Chef Deftly Explores Violence Against Women, and Survival

Oct 3, 2018 at 6:00 am
Linda Kennedy dazzles as the title character in the harrowing Chef.
Linda Kennedy dazzles as the title character in the harrowing Chef. PRO PHOTO STL.COM

How did we all get to where we are right now? Was it happenstance that brought us here, or are our lives a planned accumulation of people and events that could only lead to this moment? To put it in cooking terms, are our lives happy accidents, like the creation of gooey butter cake, or do we follow the intricate steps of a complex recipe on the order of duck pâté en croûte? This is the question doggedly pursued by the sole character in Sabrina Mahfouz's drama Chef as she waits to resume cooking once again.
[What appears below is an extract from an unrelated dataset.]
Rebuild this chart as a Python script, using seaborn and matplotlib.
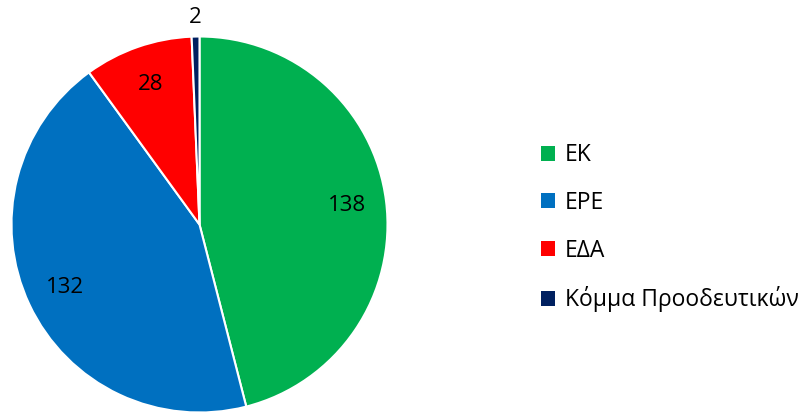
import numpy as np
import matplotlib.pyplot as plt
import seaborn as sns
from matplotlib.patches import Patch

parties = ["ΕΚ", "ΕΡΕ", "ΕΔΑ", "Κόμμα Προοδευτικών"]
seats = [138, 132, 28, 2]
colors = ["#00B050", "#0070C0", "#FF0000", "#002060"]

sns.set_theme(style="white")
plt.rcParams['font.family'] = ['Open Sans', 'DejaVu Sans']
plt.rcParams['text.color'] = 'black'

fig = plt.figure(figsize=(8.05, 4.12), dpi=100)
ax = fig.add_axes([11.5 / 805, -0.5 / 412, 376 / 805, 376 / 412])

wedges, texts = ax.pie(seats, colors=colors, startangle=90, counterclock=False,
                       labels=[str(s) for s in seats], labeldistance=0.79,
                       wedgeprops=dict(edgecolor="white", linewidth=1.5),
                       textprops=dict(fontsize=16, color="black", ha="center", va="center"))
ax.set_xlim(-1, 1)
ax.set_ylim(-1, 1)
ax.set_aspect("equal")

# smallest slice label goes outside
w = wedges[-1]
mid = np.deg2rad((w.theta1 + w.theta2) / 2)
texts[-1].set_position((1.1 * np.cos(mid), 1.1 * np.sin(mid)))

handles = [Patch(facecolor=c, edgecolor="none") for c in colors]
fig.legend(handles, parties, loc="center left", bbox_to_anchor=(541 / 805, 0.447),
           frameon=False, fontsize=16.5, handlelength=0.63, handleheight=0.63,
           handletextpad=0.4, labelspacing=1.03, borderpad=0, borderaxespad=0,
           labelcolor="black")

fig.savefig("out.png", dpi=100)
Upstream Theater's season-opening production of Chef at the Kranzberg Arts Center is a challenging meal, but rewarding, too, once it's completely digested. Guided by Swiss director Marianne de Pury and starring the incomparable St. Louis actress Linda Kennedy, it's a production that piles misery upon misery, spiced by sharp spikes of violence that are evoked rather than shown. Despite the litany of horror Chef endures, she keeps living — that's a victory no one wrests from her. Some lives don't feature grand trajectories celebrated by fireworks and praise, but are small things lived in the glare of other people's explosions and outbursts.

When we first meet Chef (she admits no other name), the front of her white kitchen smock is awash in blood. She hides the garment and then tells us the story of her life, perhaps more for her own benefit than ours. She has grown up victimized by the violence of men. Her father was made brutal by his failures, and marked each of Chef's own small childhood failures with a new cycle of beatings. Older and no wiser, she attaches herself to another abusive (although sexy) man, who continues the cycle. "I loved a man who cut shapes in flesh because he couldn't use words," she says. This poetic language is her hallmark, whether she's remembering the sensation of being choked into unconsciousness or dreaming up sumptuous recipes for the cookbook she's in the process of writing.

Kennedy delivers these lines with a vitality that makes them genuine. For the course of the play's 90 minutes, she creates a depth of sweetness in Chef's heart that, despite everything else in her life, enables her to praise to the majesty of a ripe peach and evokes the wounded soul of her friend and co-worker, Candace. But Candace is as battered by the fists of the world as Chef.

Only Chef's unnamed culinary mentor showed her any kindness; his one flaw was that he didn't care for baking, which was all Chef cared about when they met. She loved the way ingredients became something else under her hands. Chef realizes that her mentor transformed her into a chef through a similar process, which to her is just as magical.

It's that magical transformation — of eggs, sugar and flour and into cake, and broken people into something new and whole — that's at the root of Mahfouz's play. As she replays the events of her life, Chef recognizes that her life is more the result of a recipe than serendipity. There is no happy ending coming as dessert. But she's still alive, and still cooking. It's a small, dark life, but it's a victory.